**REQUIRED TASK:** Write the material out again in full, word for word. Do not include the pictures.

**DATA EXTRACT:**
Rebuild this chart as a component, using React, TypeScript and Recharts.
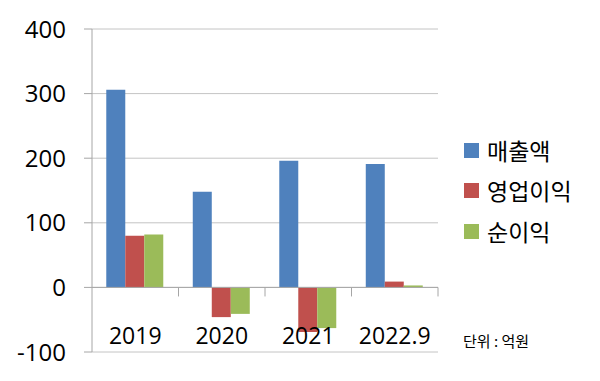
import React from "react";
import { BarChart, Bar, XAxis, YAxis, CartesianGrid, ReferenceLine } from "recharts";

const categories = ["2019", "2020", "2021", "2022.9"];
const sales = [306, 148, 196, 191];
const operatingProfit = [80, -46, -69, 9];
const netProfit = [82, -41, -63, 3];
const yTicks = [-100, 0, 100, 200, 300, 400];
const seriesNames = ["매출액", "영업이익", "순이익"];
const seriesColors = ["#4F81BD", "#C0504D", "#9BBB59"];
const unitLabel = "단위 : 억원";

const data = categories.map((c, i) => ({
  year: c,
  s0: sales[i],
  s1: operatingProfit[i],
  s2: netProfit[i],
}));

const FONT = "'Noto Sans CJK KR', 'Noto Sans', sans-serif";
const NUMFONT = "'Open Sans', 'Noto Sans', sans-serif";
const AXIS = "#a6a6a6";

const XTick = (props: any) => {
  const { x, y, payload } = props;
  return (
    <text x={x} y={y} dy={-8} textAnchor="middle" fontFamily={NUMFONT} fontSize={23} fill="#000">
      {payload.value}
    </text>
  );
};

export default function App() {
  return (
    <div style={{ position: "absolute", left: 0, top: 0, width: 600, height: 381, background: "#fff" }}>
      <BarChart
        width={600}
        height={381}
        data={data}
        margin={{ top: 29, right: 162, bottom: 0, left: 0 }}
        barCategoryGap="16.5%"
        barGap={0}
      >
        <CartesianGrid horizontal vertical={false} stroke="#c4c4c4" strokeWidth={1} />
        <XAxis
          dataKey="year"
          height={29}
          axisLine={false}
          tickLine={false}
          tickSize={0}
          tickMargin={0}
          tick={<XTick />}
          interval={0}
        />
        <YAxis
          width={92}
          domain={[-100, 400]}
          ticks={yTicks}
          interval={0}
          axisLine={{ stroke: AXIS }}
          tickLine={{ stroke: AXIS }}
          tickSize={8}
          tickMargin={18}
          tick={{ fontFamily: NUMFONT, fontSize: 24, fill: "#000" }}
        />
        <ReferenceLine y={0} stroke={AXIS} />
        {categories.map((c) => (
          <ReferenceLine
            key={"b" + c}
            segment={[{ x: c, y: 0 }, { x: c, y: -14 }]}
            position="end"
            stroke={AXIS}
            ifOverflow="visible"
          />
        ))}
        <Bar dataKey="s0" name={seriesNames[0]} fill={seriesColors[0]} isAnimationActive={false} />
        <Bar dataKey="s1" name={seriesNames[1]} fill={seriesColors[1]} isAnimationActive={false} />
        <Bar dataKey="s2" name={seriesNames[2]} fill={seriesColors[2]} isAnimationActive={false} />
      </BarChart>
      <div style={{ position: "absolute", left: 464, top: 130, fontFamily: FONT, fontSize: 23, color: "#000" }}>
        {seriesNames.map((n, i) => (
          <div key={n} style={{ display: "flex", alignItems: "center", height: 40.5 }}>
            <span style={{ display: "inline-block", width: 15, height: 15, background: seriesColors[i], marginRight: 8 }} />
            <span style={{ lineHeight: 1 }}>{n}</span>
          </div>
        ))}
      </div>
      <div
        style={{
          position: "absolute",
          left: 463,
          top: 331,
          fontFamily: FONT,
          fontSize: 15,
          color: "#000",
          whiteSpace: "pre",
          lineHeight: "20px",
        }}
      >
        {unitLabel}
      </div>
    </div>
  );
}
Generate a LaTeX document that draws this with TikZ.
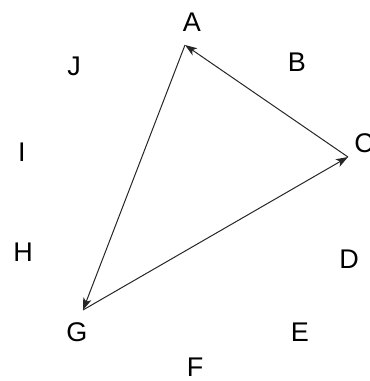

**THE OUTPUT:**
Rebuild this chart as a component, using React, TypeScript and Recharts.
import React from "react";
import { BarChart, Bar, XAxis, YAxis, CartesianGrid, ReferenceLine } from "recharts";

const categories = ["2019", "2020", "2021", "2022.9"];
const sales = [306, 148, 196, 191];
const operatingProfit = [80, -46, -69, 9];
const netProfit = [82, -41, -63, 3];
const yTicks = [-100, 0, 100, 200, 300, 400];
const seriesNames = ["매출액", "영업이익", "순이익"];
const seriesColors = ["#4F81BD", "#C0504D", "#9BBB59"];
const unitLabel = "단위 : 억원";

const data = categories.map((c, i) => ({
  year: c,
  s0: sales[i],
  s1: operatingProfit[i],
  s2: netProfit[i],
}));

const FONT = "'Noto Sans CJK KR', 'Noto Sans', sans-serif";
const NUMFONT = "'Open Sans', 'Noto Sans', sans-serif";
const AXIS = "#a6a6a6";

const XTick = (props: any) => {
  const { x, y, payload } = props;
  return (
    <text x={x} y={y} dy={-8} textAnchor="middle" fontFamily={NUMFONT} fontSize={23} fill="#000">
      {payload.value}
    </text>
  );
};

export default function App() {
  return (
    <div style={{ position: "absolute", left: 0, top: 0, width: 600, height: 381, background: "#fff" }}>
      <BarChart
        width={600}
        height={381}
        data={data}
        margin={{ top: 29, right: 162, bottom: 0, left: 0 }}
        barCategoryGap="16.5%"
        barGap={0}
      >
        <CartesianGrid horizontal vertical={false} stroke="#c4c4c4" strokeWidth={1} />
        <XAxis
          dataKey="year"
          height={29}
          axisLine={false}
          tickLine={false}
          tickSize={0}
          tickMargin={0}
          tick={<XTick />}
          interval={0}
        />
        <YAxis
          width={92}
          domain={[-100, 400]}
          ticks={yTicks}
          interval={0}
          axisLine={{ stroke: AXIS }}
          tickLine={{ stroke: AXIS }}
          tickSize={8}
          tickMargin={18}
          tick={{ fontFamily: NUMFONT, fontSize: 24, fill: "#000" }}
        />
        <ReferenceLine y={0} stroke={AXIS} />
        {categories.map((c) => (
          <ReferenceLine
            key={"b" + c}
            segment={[{ x: c, y: 0 }, { x: c, y: -14 }]}
            position="end"
            stroke={AXIS}
            ifOverflow="visible"
          />
        ))}
        <Bar dataKey="s0" name={seriesNames[0]} fill={seriesColors[0]} isAnimationActive={false} />
        <Bar dataKey="s1" name={seriesNames[1]} fill={seriesColors[1]} isAnimationActive={false} />
        <Bar dataKey="s2" name={seriesNames[2]} fill={seriesColors[2]} isAnimationActive={false} />
      </BarChart>
      <div style={{ position: "absolute", left: 464, top: 130, fontFamily: FONT, fontSize: 23, color: "#000" }}>
        {seriesNames.map((n, i) => (
          <div key={n} style={{ display: "flex", alignItems: "center", height: 40.5 }}>
            <span style={{ display: "inline-block", width: 15, height: 15, background: seriesColors[i], marginRight: 8 }} />
            <span style={{ lineHeight: 1 }}>{n}</span>
          </div>
        ))}
      </div>
      <div
        style={{
          position: "absolute",
          left: 463,
          top: 331,
          fontFamily: FONT,
          fontSize: 15,
          color: "#000",
          whiteSpace: "pre",
          lineHeight: "20px",
        }}
      >
        {unitLabel}
      </div>
    </div>
  );
}
Generate a LaTeX document that draws this with TikZ.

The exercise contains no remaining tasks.